In some cases, then, the Constitution must be looked into by the judges. And if they can open it at all, what part of it are they forbidden to read or to obey? There are many other parts of the Constitution which serve to illustrate this subject.… “No person,” says the Constitution, “shall be convicted of treason unless on the testimony of two witnesses to the same overt act, or on confession in open court.” Here the language of the Constitution is addressed especially to the courts. It prescribes, directly for them, a rule of evidence not to be departed from. If the legislature should change that rule, and declare one witness, or a confession out of court, sufficient for conviction, must the constitutional principle yield to the legislative act? …

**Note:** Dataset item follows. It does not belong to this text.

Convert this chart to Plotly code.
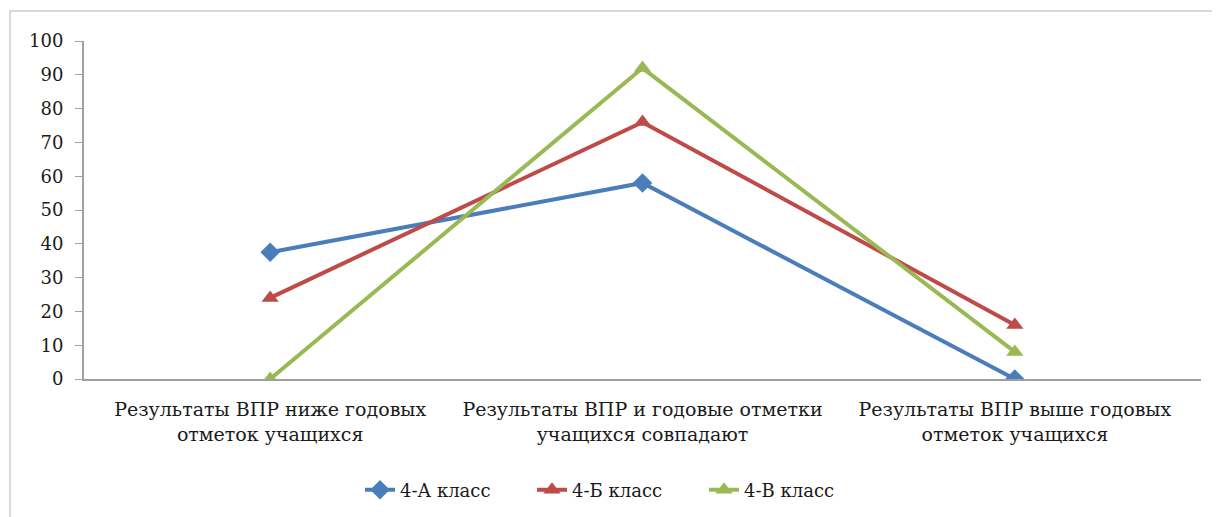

It is also not entirely unworthy of observation, that in declaring what shall be the supreme law of the land, the Constitution itself is first mentioned; and not the laws of the United States generally, but those only which shall be made in pursuance of the Constitution, have that rank.

Thus, the particular phraseology of the Constitution of the United States confirms and strengthens the principle, supposed to be essential to all written constitutions, that a law repugnant to the Constitution is void; and that courts, as well as other departments are bound by that instrument.

There is not a false step in Marshall’s argument. It is, for instance, not contended that the language of the Constitution establishes judicial review but only that it “confirms and strengthens the principle.” Granting the finality of judicial decisions and that they may not be validly disturbed by legislative enactment, the argument is logically conclusive, whatever practical difficulties it may ignore.